The World Cup gets under way on Thursday with the status of one-day internationals dwindling as Twenty20 continues to take precedence.
England have played fewer ODIs heading into this tournament than for any World Cup in almost 30 years and here, the PA news agency looks at the changing nature of the international calendar.
Has the ODI bubble burst?
The first two World Cups, in 1975 and 1979, were played with ODIs barely yet an established format – the first fixture took place on January 5, 1971 but only 53 were played all decade outside of those tournaments.
Post-1979, England’s 42 ODIs in the four-year cycle leading up to this World Cup marks their third-lowest total and their fewest since the 1996 tournament, when they had played only 38 in between World Cups. They played 40 leading up to 1983.
The picture is similar for the other leading ODI nations, with India’s 66 ODIs also their third-lowest in a World Cup cycle in that time and exceeding the four-year periods up to 1996 (63) and 1983 (27).
Australia’s 44 is their lowest excluding the 1970s tournaments, with 64 leading up to the 1983 World Cup and at least 75 on every other occasion since.

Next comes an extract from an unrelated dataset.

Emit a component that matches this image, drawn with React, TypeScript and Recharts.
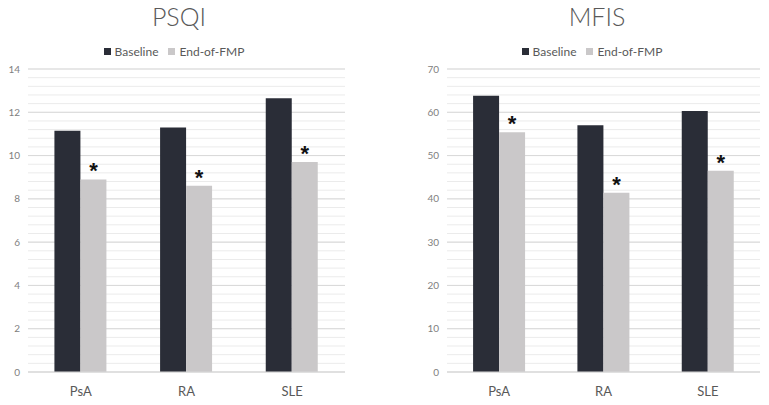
import { Bar, BarChart, CartesianGrid, LabelList, Legend, XAxis, YAxis } from "recharts";

const categories = ["PsA", "RA", "SLE"];

const psqiBaseline = [11.15, 11.3, 12.65];
const psqiEnd = [8.9, 8.6, 9.7];
const psqiTicks = [0, 2, 4, 6, 8, 10, 12, 14];

const mfisBaseline = [63.8, 57.0, 60.3];
const mfisEnd = [55.4, 41.4, 46.5];
const mfisTicks = [0, 10, 20, 30, 40, 50, 60, 70];

const BASE_COLOR = "#2a2d37";
const END_COLOR = "#cac8c9";
const FONT = "Lato, 'Open Sans', sans-serif";

// five minor lines per major step
function minorLines(ticks: number[]) {
  const step = (ticks[1] - ticks[0]) / 5;
  const out: number[] = [];
  const max = ticks[ticks.length - 1];
  for (let v = 0; v <= max + 1e-9; v += step) out.push(+v.toFixed(4));
  return out;
}

function Star(props: any) {
  const { x, y, width } = props;
  return (
    <text x={x + width / 2} y={y - 1} textAnchor="middle" fontSize={22} fontWeight="bold" fill="#111" fontFamily="'Liberation Sans', Arial, sans-serif">
      *
    </text>
  );
}

function Panel({
  title, baseline, end, ticks, left, width, margin, titleX,
}: {
  title: string; baseline: number[]; end: number[]; ticks: number[];
  left: number; width: number; margin: { top: number; right: number; left: number; bottom: number }; titleX: number;
}) {
  const data = categories.map((c, i) => ({ name: c, base: baseline[i], end: end[i] }));
  const max = ticks[ticks.length - 1];
  const minor = minorLines(ticks);
  const minorCoords = ({ yAxis, offset }: any) =>
    minor.map((v) =>
      yAxis && typeof yAxis.scale === "function"
        ? yAxis.scale(v)
        : offset.top + offset.height * (1 - v / max));
  return (
    <div style={{ position: "absolute", left, top: 0, width, height: 405, fontFamily: FONT }}>
      <div style={{ position: "absolute", top: 1, left: titleX - 60, width: 120, textAlign: "center", fontSize: 25, fontWeight: 300, color: "#595959" }}>
        {title}
      </div>
      <BarChart width={width} height={405} data={data} margin={margin} barGap={0} barCategoryGap="25%">
        <CartesianGrid vertical={false} horizontalCoordinatesGenerator={minorCoords} stroke="#ebebeb" />
        <CartesianGrid vertical={false} stroke="#d9d9d9" />
        <XAxis dataKey="name" height={30} tickLine={false} axisLine={{ stroke: "#d9d9d9" }} tickMargin={9}
          tick={{ fill: "#595959", fontSize: 13, fontFamily: FONT }} />
        <YAxis width={20} domain={[0, max]} ticks={ticks} axisLine={false} tickLine={false}
          tick={{ fill: "#808080", fontSize: 10, fontFamily: FONT }} />
        <Legend verticalAlign="middle" align="center" iconType="square" iconSize={7}
          wrapperStyle={{ top: 40, left: titleX - 120, width: 240 }}
          formatter={(v) => <span style={{ color: "#595959", fontSize: 12, fontFamily: FONT }}>{v}</span>} />
        <Bar dataKey="base" name="Baseline" fill={BASE_COLOR} isAnimationActive={false} />
        <Bar dataKey="end" name="End-of-FMP" fill={END_COLOR} isAnimationActive={false}>
          <LabelList dataKey="end" content={<Star />} />
        </Bar>
      </BarChart>
    </div>
  );
}

export default function App() {
  return (
    <div style={{ position: "absolute", left: 0, top: 0, width: 769, height: 405, background: "#fff" }}>
      <Panel title="PSQI" baseline={psqiBaseline} end={psqiEnd} ticks={psqiTicks} left={0} width={384}
        margin={{ top: 69, right: 39, left: 8, bottom: 3 }} titleX={179} />
      <Panel title="MFIS" baseline={mfisBaseline} end={mfisEnd} ticks={mfisTicks} left={384} width={385}
        margin={{ top: 69, right: 9, left: 43, bottom: 3 }} titleX={213} />
    </div>
  );
}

The four-year cycle was briefly broken by a switch to even-numbered years in the 1990s. There were five years between the tournaments in 1987 and 1992 and only three up to 1999, when the regular pattern was re-established.
Twenty20 vision
The decline of the 50-over game has been brought about by the rise of the shortest format and this cycle is the first time T20 internationals have made up the largest share of England’s fixtures.
With 68 games, excluding those abandoned without a ball bowled, T20 accounts for 40.8 per cent of England’s games since the 50-over World Cup final against New Zealand on July 14, 2019.

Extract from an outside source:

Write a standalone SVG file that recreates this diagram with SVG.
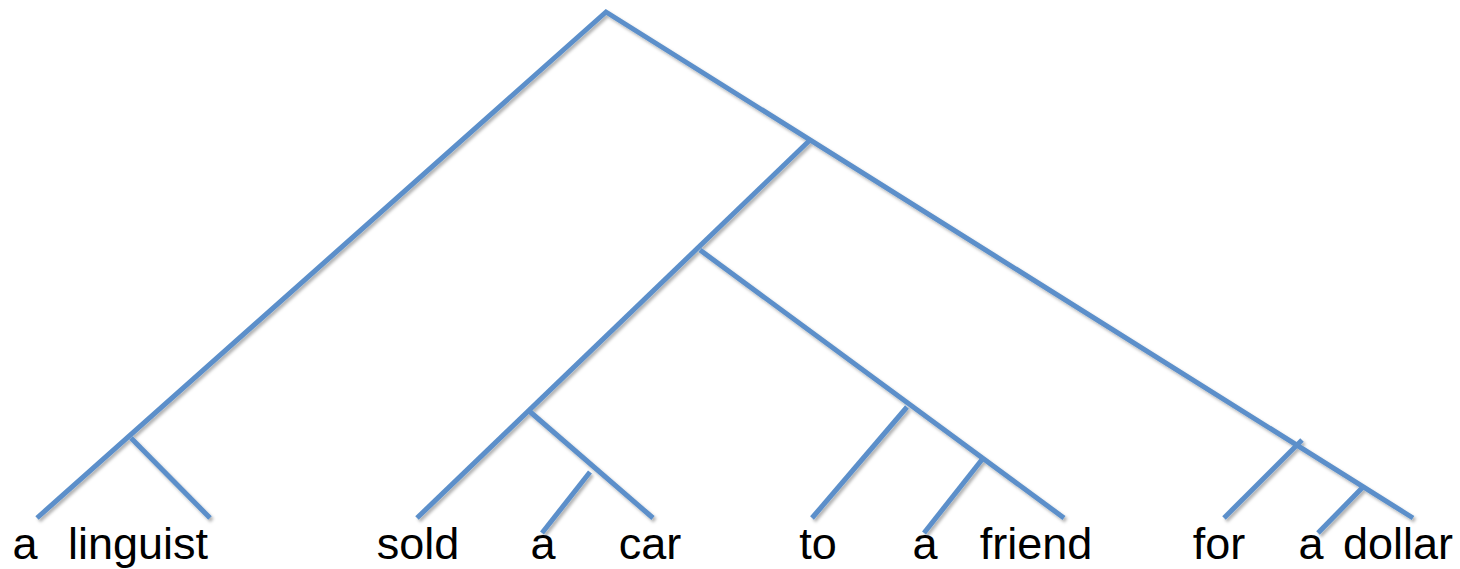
<svg xmlns="http://www.w3.org/2000/svg" width="1460" height="569" viewBox="0 0 1460 569">
<defs>
<style>
.e{stroke:#5b8fca;stroke-width:5;fill:none;stroke-linecap:butt}
.w{font-family:"Liberation Sans",Arial,sans-serif;font-size:45px;fill:#000;text-anchor:middle}
</style>
<filter id="sh" x="-5%" y="-5%" width="110%" height="110%">
<feDropShadow dx="2" dy="2.5" stdDeviation="1.5" flood-color="#000" flood-opacity="0.3"/>
</filter>
</defs>
<g id="connectors" filter="url(#sh)">
<polyline class="e" points="37,518 606,12 1413,518"/>
<line class="e" x1="131" y1="438" x2="210" y2="518"/>
<line class="e" x1="810" y1="140" x2="417" y2="518"/>
<line class="e" x1="700" y1="250" x2="1064" y2="518"/>
<line class="e" x1="907" y1="407" x2="812" y2="518"/>
<line class="e" x1="984" y1="457" x2="924" y2="533"/>
<line class="e" x1="528" y1="410" x2="653" y2="518"/>
<line class="e" x1="590" y1="472" x2="542" y2="533"/>
<line class="e" x1="1302" y1="440" x2="1224" y2="518"/>
<line class="e" x1="1363" y1="487" x2="1318" y2="533"/>
</g>
<g id="n-a1"><text class="w" x="25" y="559">a</text></g>
<g id="n-linguist"><text class="w" x="138" y="559">linguist</text></g>
<g id="n-sold"><text class="w" x="418" y="559">sold</text></g>
<g id="n-a2"><text class="w" x="543" y="559">a</text></g>
<g id="n-car"><text class="w" x="650" y="559">car</text></g>
<g id="n-to"><text class="w" x="818" y="559">to</text></g>
<g id="n-a3"><text class="w" x="925" y="559">a</text></g>
<g id="n-friend"><text class="w" x="1036" y="559">friend</text></g>
<g id="n-for"><text class="w" x="1219" y="559">for</text></g>
<g id="n-a4"><text class="w" x="1311" y="559">a</text></g>
<g id="n-dollar"><text class="w" x="1398" y="559">dollar</text></g>
</svg>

They have played 58 Tests in that time (34.3 per cent) and only 42 ODIs (24.9 per cent), the lowest share of England’s fixtures for the latter format since the years leading up to the 1975 World Cup when they played 50 Tests to 17 ODIs.
T20 was only introduced for the first time in 2005 and made up just 2.8 per cent of England’s games between the 2003 and 2007 World Cups. That had jumped to 20.4 per cent in the next cycle and has doubled in the years since.
Feeling the squeeze
With all three formats battling for their place in the calendar, something has to give.
Ben Stokes, the hero of England’s 2019 World Cup win, shockingly announced his retirement from the format last year with a warning that “there is too much cricket rammed in for people to play all three formats now”.
He has returned for this World Cup – but as a specialist batter, with knee problems inhibiting his bowling – but his prolonged absence hinted at a wider trend.
Eight of the 2019 World Cup-winning squad also appear in the group this time around – captain Jos Buttler, Stokes, Joe Root, Jonny Bairstow, Moeen Ali, Adil Rashid, Chris Woakes and Mark Wood.
They had played an average of 74.1 per cent of England’s games between the 2015 and 2019 tournaments, with Rashid at 94.3 per cent, but none have even reached that average mark in the years since.
Moeen’s 73.8 per cent is the leading figure, with the average down to 48.8. Wood has played just 19 per cent, below even Stokes’ 31 per cent.